For such nanoscale building blocks of matter, the laws of physics that we experience in the everyday world are no longer valid, and quantum mechanics come into play. Therefore, to provide an accurate description of energy-exchange processes occurring at microscopic scales, thermodynamics has to be blended with the quantum framework.
Such new avenues of investigation promise to deliver minuscule devices able to make use of the counter-intuitive laws of quantum mechanics to outperform their classical counterparts. Miniaturised to only handfuls of atoms, these machines hold the promise of offering highly efficient ways of generating power, managing heat flows and recovering wasted energy in wide-ranging technologies, from microprocessors to chemical reactions.

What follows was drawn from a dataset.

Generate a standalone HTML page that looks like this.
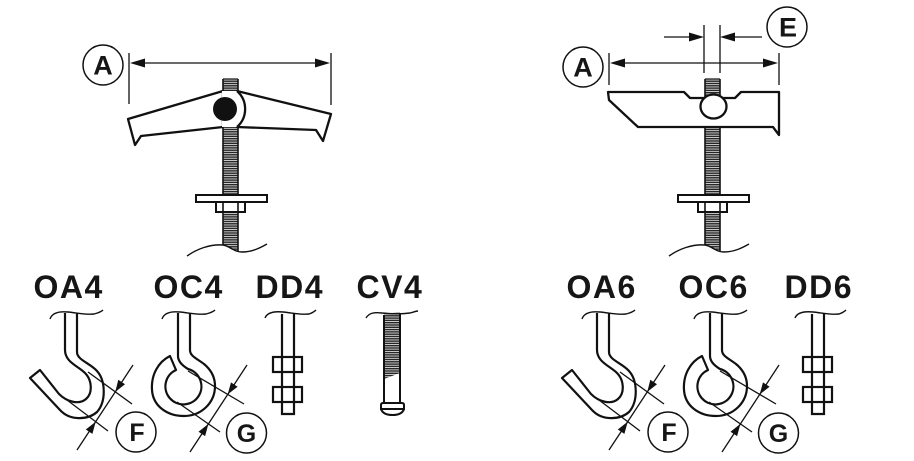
<!DOCTYPE html>
<html>
<head>
<meta charset="utf-8">
<style>
  html, body { margin:0; padding:0; background:#fff; }
  body { width:914px; height:461px; overflow:hidden; }
  svg { display:block; }
  .lbl { font-family:"Liberation Sans", Arial, sans-serif; font-weight:bold; font-size:32px; fill:#161616; letter-spacing:1.5px; }
  .cl { font-family:"Liberation Sans", Arial, sans-serif; font-weight:bold; font-size:27px; fill:#161616; }
  .cs { font-family:"Liberation Sans", Arial, sans-serif; font-weight:bold; font-size:25px; fill:#161616; }
</style>
</head>
<body>
<svg width="914" height="461" viewBox="0 0 914 461" xmlns="http://www.w3.org/2000/svg">
  <defs>
    <pattern id="th" width="6" height="2.3" patternUnits="userSpaceOnUse">
      <rect width="6" height="2.3" fill="#d8d8d8"/>
      <rect width="6" height="1.4" fill="#262626"/>
    </pattern>
  </defs>
  <rect width="914" height="461" fill="#fff"/>

  <!-- ================= LEFT TOGGLE ================= -->
  <!-- dimension A -->
  <g stroke="#111" stroke-width="1.3" fill="none">
    <line x1="129" y1="53" x2="129" y2="104"/>
    <line x1="331" y1="53" x2="331" y2="105"/>
    <line x1="140" y1="63" x2="320" y2="63"/>
  </g>
  <polygon points="130,63 145,58.5 145,67.5" fill="#111"/>
  <polygon points="330,63 315,58.5 315,67.5" fill="#111"/>
  <circle cx="103" cy="65" r="20" fill="#fff" stroke="#111" stroke-width="1.5"/>
  <text class="cl" x="103" y="74.5" text-anchor="middle">A</text>

  <!-- bolt assembly (reused for right toggle) -->
  <g id="boltL">
    <path d="M223,79 L238,79 L238,252 C233,251 228,247 223,245 Z" fill="url(#th)"/>
    <line x1="223" y1="79" x2="223" y2="245" stroke="#111" stroke-width="1.6"/>
    <line x1="238" y1="79" x2="238" y2="252" stroke="#111" stroke-width="1.6"/>
    <line x1="223" y1="79" x2="238" y2="79" stroke="#111" stroke-width="1.2"/>
    <!-- washer -->
    <rect x="196" y="195" width="71" height="7" fill="#fff" stroke="#111" stroke-width="2"/>
    <!-- nut -->
    <rect x="216" y="202" width="29" height="10" fill="#fff" stroke="#111" stroke-width="2"/>
    <line x1="223" y1="202" x2="223" y2="212" stroke="#111" stroke-width="1.6"/>
    <line x1="238" y1="202" x2="238" y2="212" stroke="#111" stroke-width="1.6"/>
    <!-- break wave -->
    <path d="M187,256 C197,249 210,244 223,245 C230,246 234,252 242,252 C252,252 260,248 267,244" fill="none" stroke="#111" stroke-width="1.4"/>
  </g>

  <!-- wings -->
  <path d="M223,91 L128,119 L135,145 L141,136 L223,127 Z" fill="#fff" stroke="#111" stroke-width="2.3" stroke-linejoin="round"/>
  <path d="M237,91 L331,114 L323,141 L316,130 L237,127 Z" fill="#fff" stroke="#111" stroke-width="2.3" stroke-linejoin="round"/>
  <!-- hub -->
  <path d="M222,91 L237,91 A24,24 0 0 1 237,127 L222,127 Z" fill="#fff"/>
  <path d="M237,91 A24,24 0 0 1 237,127" fill="none" stroke="#111" stroke-width="2.3"/>
  <circle cx="225" cy="109" r="12" fill="#111"/>

  <!-- ================= RIGHT TOGGLE ================= -->
  <!-- dimension A -->
  <g stroke="#111" stroke-width="1.3" fill="none">
    <line x1="609" y1="53" x2="609" y2="85"/>
    <line x1="779" y1="53" x2="779" y2="85"/>
    <line x1="620" y1="63" x2="768" y2="63"/>
    <!-- dimension E -->
    <line x1="704" y1="25" x2="704" y2="73"/>
    <line x1="720" y1="25" x2="720" y2="73"/>
    <line x1="664" y1="37" x2="692" y2="37"/>
    <line x1="732" y1="37" x2="762" y2="37"/>
  </g>
  <polygon points="610,63 625,58.5 625,67.5" fill="#111"/>
  <polygon points="778,63 763,58.5 763,67.5" fill="#111"/>
  <polygon points="704,37 689,32.5 689,41.5" fill="#111"/>
  <polygon points="720,37 735,32.5 735,41.5" fill="#111"/>
  <circle cx="583" cy="67" r="20" fill="#fff" stroke="#111" stroke-width="1.5"/>
  <text class="cl" x="583" y="76.5" text-anchor="middle">A</text>
  <circle cx="787" cy="27" r="20" fill="#fff" stroke="#111" stroke-width="1.5"/>
  <text class="cl" x="788" y="36.5" text-anchor="middle">E</text>

  <use href="#boltL" transform="translate(482,0)"/>

  <!-- channel -->
  <path d="M608,92 L684,92 L690,98 L735,98 L741,92 L779,92 L779,135 L773,127 L638,127 L609,100 Z" fill="#fff" stroke="#111" stroke-width="2.3" stroke-linejoin="round"/>
  <ellipse cx="713.5" cy="106.5" rx="13" ry="12" fill="#fff" stroke="#111" stroke-width="2.3"/>

  <!-- ================= LABELS ================= -->
  <text class="lbl" x="33.5" y="298">OA4</text>
  <text class="lbl" x="153.5" y="298">OC4</text>
  <text class="lbl" x="255.5" y="298">DD4</text>
  <text class="lbl" x="356.5" y="298">CV4</text>
  <text class="lbl" x="566.5" y="298">OA6</text>
  <text class="lbl" x="678.5" y="298">OC6</text>
  <text class="lbl" x="784.5" y="298">DD6</text>

  <!-- ================= OA HOOK ================= -->
  <g id="oa">
    <path d="M50,319 C52,313 58,311 68,312 C78,313 86,315 94,314 C98,313 101,312 103,310" fill="none" stroke="#111" stroke-width="1.4"/>
    <path d="M65,313 L65,350 C65,362 78,366 85,373 C92,380 93,393 86,399 C79,405 67,402 59,394 L40,370 L30,378 L60,410 C70,421 88,420 97,412 C106,402 106,381 97,371 C90,363 77,360 77,352 L77,313" fill="none" stroke="#111" stroke-width="2.2" stroke-linejoin="round"/>
    <g stroke="#111" stroke-width="1.3" fill="none">
      <line x1="88" y1="372" x2="132" y2="404"/>
      <line x1="67" y1="400" x2="108" y2="431"/>
      <line x1="133" y1="365" x2="77" y2="450"/>
    </g>
    <polygon points="115.3,391.9 125,384.3 118.3,379.8" fill="#111"/>
    <polygon points="95.7,421.7 92.4,433.9 85.8,429.5" fill="#111"/>
    <circle cx="136" cy="432" r="20" fill="#fff" stroke="#111" stroke-width="1.5"/>
    <text class="cs" x="137" y="441" text-anchor="middle">F</text>
  </g>

  <!-- ================= OC HOOK ================= -->
  <g id="oc">
    <path d="M162,319 C164,313 170,311 180,312 C190,313 198,315 206,314 C210,313 213,312 215,310" fill="none" stroke="#111" stroke-width="1.4"/>
    <path d="M178,313 L178,356 C178,362 183,366 188,369 A18,18 0 1 1 176,370 L170,356 C158,362 151,375 152,390 C153,406 167,416 184,416 C201,416 215,403 215,386 C215,376 210,369 204,364 C196,358 190,356 190,350 L190,313" fill="none" stroke="#111" stroke-width="2.2" stroke-linejoin="round"/>
    <g stroke="#111" stroke-width="1.3" fill="none">
      <line x1="188" y1="371" x2="244" y2="404"/>
      <line x1="177" y1="402" x2="220" y2="432"/>
      <line x1="247" y1="365" x2="190" y2="452"/>
    </g>
    <polygon points="227.7,394.4 237.6,386.8 231,382.4" fill="#111"/>
    <polygon points="208.4,423.9 205.1,436.1 198.5,431.7" fill="#111"/>
    <circle cx="246.5" cy="433" r="20" fill="#fff" stroke="#111" stroke-width="1.5"/>
    <text class="cs" x="246.5" y="442" text-anchor="middle">G</text>
  </g>

  <!-- ================= DD ================= -->
  <g id="dd">
    <path d="M265,318 C267,313 273,311 283,312 C293,313 301,315 309,314 C312,313 314,312 316,310" fill="none" stroke="#111" stroke-width="1.4"/>
    <path d="M282,314 L282,414 L294,414 L294,313" fill="none" stroke="#111" stroke-width="2.2" stroke-linejoin="miter"/>
    <rect x="273" y="357" width="29" height="15" fill="none" stroke="#111" stroke-width="2.2"/>
    <rect x="273" y="387" width="29" height="15" fill="none" stroke="#111" stroke-width="2.2"/>
  </g>

  <!-- ================= CV4 ================= -->
  <path d="M384,314 L400,312 L400,373 L384,379 Z" fill="url(#th)"/>
  <path d="M366,318 C369,313 374,312 382,313 C392,314 402,314 410,313 C414,312 416,311 418,311" fill="none" stroke="#111" stroke-width="1.4"/>
  <line x1="384" y1="315" x2="384" y2="403" stroke="#111" stroke-width="2"/>
  <line x1="400" y1="313" x2="400" y2="403" stroke="#111" stroke-width="2"/>
  <path d="M381,409 L381,405 Q381,403 383,403 L402,403 Q404,403 404,405 L404,409 Z" fill="#fff" stroke="#111" stroke-width="2"/>
  <path d="M381,409 Q383,415 392.5,415 Q402,415 404,409" fill="none" stroke="#111" stroke-width="2"/>

  <!-- ================= RIGHT SET ================= -->
  <use href="#oa" transform="translate(532,0)"/>
  <use href="#oc" transform="translate(532,0)"/>
  <use href="#dd" transform="translate(530,0)"/>
</svg>
</body>
</html>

The UK-Irish consortium QuamNESS, which comprises researchers at the University of Bristol, Queen’s University Belfast, and Trinity, will address this challenging perspective. By developing novel mathematical tools and powerful simulation methods the fundamental principles governing the performance of the smallest possible engines will be revealed.
Supported by a large EPSRC-SFI grant, in excess of £1.6 million, the QuamNESS team will work towards a fully fledged understanding of how to engineer new technologies that benefit from super-efficient (quantum-enhanced) thermal management.
“Technology is being miniaturised at an unprecedented rate and we can no longer ignore the counterintuitive effects of quantum mechanics,” said Dr John Goold, Assistant Professor in Trinity’s School of Physics and founder of the QuSys group.
Dr Goold added:
“This leads to both deep and pragmatic scientific questions that this research will aim to address and I am extremely excited about the opportunity to work with both Professor Paternostro (QUB) and Dr Stephen Clark (UOB) since they are two of my most longstanding collaborators. More importantly this research award represents an important and natural reinforcement of both Irish-UK and North-South research collaborations in the post Brexit environment.”